Directive. A line counts if it contains the word "script" at least once. State how many such lines the records contain, giving the number alone.

[Records with drawing code]
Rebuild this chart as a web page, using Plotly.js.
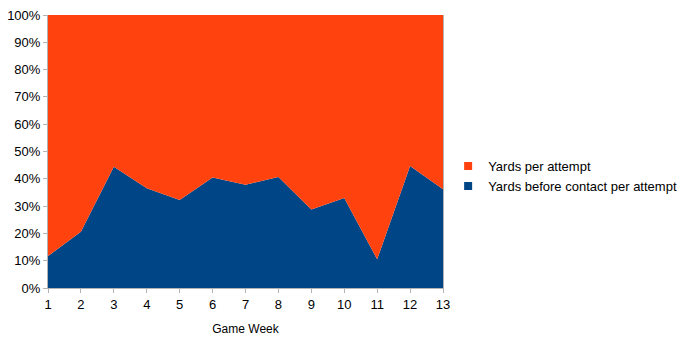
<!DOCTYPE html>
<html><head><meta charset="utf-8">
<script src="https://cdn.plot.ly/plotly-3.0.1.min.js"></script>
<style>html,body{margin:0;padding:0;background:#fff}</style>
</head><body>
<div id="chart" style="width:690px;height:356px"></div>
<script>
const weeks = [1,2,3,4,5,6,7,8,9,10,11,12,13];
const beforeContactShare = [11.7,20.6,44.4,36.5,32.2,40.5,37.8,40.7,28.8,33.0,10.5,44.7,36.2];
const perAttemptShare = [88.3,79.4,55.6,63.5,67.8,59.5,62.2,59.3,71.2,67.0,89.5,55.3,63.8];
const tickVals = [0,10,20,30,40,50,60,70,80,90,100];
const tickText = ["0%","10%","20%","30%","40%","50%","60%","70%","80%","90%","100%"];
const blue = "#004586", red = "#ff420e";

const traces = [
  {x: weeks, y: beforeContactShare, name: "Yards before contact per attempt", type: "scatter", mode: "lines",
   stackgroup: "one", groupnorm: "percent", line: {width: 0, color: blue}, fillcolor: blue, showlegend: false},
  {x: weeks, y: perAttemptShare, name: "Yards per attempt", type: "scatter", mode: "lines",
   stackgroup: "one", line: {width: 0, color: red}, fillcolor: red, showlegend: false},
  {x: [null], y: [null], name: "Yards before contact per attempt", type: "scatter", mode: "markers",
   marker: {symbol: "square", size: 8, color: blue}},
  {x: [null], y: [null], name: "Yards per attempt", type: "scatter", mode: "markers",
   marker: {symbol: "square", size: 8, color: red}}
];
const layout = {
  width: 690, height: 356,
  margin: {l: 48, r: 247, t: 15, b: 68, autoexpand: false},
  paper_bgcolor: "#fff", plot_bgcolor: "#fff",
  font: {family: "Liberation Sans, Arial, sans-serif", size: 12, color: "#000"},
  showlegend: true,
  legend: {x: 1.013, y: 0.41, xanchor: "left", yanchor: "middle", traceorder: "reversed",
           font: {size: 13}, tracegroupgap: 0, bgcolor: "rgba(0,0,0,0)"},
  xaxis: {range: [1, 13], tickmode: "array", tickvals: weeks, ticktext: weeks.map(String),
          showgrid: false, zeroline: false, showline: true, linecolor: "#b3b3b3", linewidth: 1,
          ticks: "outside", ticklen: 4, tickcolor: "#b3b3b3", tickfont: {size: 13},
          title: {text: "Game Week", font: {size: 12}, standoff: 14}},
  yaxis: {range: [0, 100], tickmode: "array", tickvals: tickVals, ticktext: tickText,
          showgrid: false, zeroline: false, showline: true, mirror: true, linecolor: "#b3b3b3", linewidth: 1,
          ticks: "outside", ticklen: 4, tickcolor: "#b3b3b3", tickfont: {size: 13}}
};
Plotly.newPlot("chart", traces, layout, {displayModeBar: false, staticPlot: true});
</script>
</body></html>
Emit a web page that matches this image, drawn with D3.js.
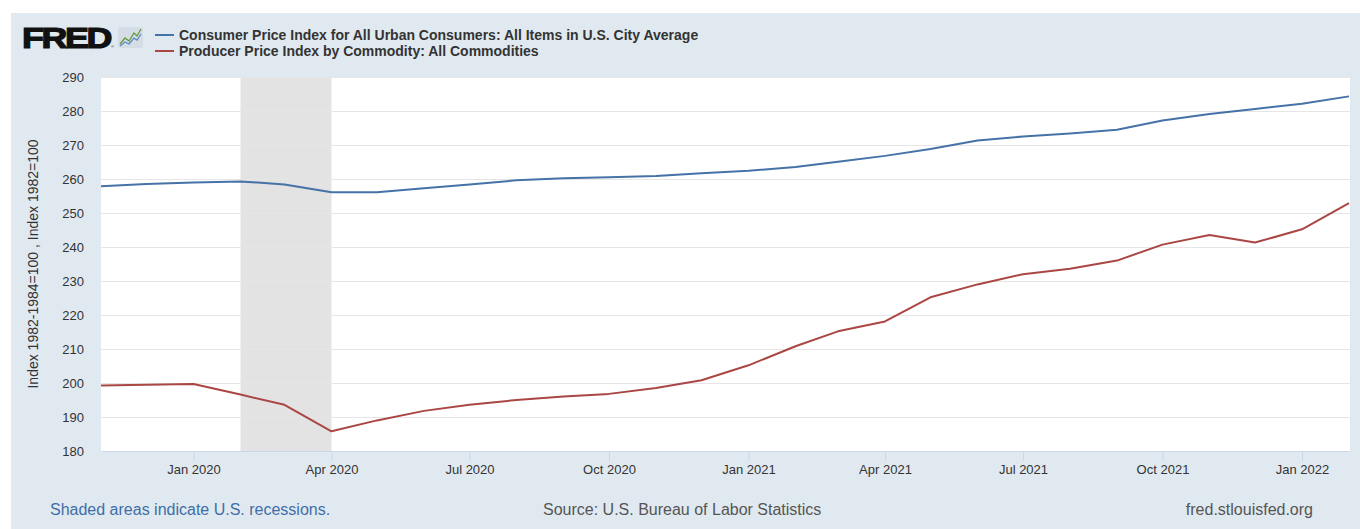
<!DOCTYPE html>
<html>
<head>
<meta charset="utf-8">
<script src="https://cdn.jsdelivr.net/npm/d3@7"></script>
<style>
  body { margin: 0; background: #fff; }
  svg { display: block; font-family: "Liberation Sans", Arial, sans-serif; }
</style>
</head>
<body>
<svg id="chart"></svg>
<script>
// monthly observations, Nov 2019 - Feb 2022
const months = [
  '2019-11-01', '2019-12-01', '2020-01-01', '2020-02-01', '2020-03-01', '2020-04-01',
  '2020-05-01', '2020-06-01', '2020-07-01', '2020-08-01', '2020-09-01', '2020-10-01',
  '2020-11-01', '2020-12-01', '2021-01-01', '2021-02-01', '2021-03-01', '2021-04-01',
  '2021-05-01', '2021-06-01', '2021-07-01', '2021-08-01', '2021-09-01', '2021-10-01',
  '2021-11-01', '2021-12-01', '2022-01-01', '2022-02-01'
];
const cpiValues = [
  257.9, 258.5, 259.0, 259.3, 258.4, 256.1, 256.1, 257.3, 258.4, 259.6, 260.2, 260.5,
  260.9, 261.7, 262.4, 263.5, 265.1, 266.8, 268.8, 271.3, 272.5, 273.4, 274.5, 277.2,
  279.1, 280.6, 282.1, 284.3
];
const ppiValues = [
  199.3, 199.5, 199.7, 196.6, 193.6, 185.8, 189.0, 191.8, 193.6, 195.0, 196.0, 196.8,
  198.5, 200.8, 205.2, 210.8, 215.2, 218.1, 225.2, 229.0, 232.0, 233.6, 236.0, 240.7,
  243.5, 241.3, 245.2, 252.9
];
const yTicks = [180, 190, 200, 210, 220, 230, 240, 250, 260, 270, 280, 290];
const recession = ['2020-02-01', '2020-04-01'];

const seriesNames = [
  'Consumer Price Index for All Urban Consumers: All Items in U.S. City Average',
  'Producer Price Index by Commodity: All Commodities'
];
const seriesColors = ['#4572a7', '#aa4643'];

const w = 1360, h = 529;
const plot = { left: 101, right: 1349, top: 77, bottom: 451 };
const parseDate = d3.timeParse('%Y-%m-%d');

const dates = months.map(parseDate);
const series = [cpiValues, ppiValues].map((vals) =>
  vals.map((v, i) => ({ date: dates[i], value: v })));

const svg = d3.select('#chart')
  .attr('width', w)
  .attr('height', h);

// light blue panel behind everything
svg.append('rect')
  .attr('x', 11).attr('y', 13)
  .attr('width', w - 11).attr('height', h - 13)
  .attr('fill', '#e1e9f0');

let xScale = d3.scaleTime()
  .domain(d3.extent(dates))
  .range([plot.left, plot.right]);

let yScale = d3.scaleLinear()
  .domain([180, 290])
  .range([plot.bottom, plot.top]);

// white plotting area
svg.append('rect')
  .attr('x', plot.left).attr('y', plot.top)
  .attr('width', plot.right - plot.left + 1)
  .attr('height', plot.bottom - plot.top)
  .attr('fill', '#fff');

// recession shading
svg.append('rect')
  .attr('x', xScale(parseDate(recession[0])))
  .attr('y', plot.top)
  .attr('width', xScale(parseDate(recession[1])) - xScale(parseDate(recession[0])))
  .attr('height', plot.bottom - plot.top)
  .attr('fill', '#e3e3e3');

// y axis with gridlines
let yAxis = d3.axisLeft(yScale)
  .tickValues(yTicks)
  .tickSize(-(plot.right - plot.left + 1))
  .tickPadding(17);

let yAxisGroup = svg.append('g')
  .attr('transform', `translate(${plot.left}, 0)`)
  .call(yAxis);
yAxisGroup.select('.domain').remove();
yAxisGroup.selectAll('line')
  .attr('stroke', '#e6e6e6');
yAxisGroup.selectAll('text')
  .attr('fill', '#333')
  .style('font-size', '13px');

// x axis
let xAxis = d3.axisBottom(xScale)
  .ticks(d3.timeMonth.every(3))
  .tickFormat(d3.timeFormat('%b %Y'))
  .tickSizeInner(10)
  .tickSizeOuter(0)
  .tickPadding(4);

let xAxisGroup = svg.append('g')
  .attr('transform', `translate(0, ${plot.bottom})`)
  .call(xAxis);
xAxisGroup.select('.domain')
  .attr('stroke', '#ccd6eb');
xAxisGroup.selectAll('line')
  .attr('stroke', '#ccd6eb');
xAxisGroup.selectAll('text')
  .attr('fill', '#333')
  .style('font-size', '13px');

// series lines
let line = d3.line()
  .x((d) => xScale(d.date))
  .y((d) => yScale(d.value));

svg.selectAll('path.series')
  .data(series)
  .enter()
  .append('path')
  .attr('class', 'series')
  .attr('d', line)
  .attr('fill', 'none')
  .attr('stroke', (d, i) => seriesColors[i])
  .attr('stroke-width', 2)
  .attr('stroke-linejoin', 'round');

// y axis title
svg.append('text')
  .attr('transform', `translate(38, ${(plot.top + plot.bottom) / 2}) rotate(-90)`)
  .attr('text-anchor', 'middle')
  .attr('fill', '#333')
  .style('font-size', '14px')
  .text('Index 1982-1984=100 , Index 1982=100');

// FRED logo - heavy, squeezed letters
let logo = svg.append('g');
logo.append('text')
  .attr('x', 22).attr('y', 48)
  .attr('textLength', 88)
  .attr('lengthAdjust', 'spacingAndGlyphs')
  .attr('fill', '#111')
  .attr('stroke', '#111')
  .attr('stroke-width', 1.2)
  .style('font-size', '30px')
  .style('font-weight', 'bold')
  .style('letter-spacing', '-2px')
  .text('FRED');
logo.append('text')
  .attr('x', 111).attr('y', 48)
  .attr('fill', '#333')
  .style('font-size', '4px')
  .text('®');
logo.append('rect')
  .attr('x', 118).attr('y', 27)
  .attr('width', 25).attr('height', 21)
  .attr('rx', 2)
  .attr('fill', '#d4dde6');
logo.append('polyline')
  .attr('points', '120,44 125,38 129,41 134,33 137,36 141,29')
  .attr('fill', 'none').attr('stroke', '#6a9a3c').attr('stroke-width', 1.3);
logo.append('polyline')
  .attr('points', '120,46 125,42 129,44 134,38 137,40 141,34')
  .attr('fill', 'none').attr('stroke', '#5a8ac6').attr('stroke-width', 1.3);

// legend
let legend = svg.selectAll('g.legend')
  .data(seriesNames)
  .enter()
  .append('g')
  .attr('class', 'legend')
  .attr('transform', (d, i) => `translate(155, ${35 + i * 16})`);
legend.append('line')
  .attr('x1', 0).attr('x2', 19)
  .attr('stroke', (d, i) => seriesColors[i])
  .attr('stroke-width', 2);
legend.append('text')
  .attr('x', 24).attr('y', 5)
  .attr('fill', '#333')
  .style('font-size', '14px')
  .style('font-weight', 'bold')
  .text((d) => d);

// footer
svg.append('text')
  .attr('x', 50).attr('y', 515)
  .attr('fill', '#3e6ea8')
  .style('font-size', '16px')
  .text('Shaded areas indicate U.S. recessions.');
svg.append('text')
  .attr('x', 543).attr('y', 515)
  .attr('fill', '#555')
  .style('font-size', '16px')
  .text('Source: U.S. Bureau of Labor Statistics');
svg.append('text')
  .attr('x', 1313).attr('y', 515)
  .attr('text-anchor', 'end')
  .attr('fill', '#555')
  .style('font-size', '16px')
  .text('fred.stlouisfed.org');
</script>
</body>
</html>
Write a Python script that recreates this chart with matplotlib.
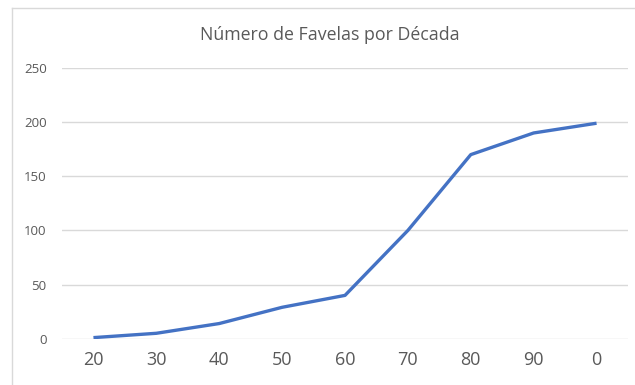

Correct answer. 7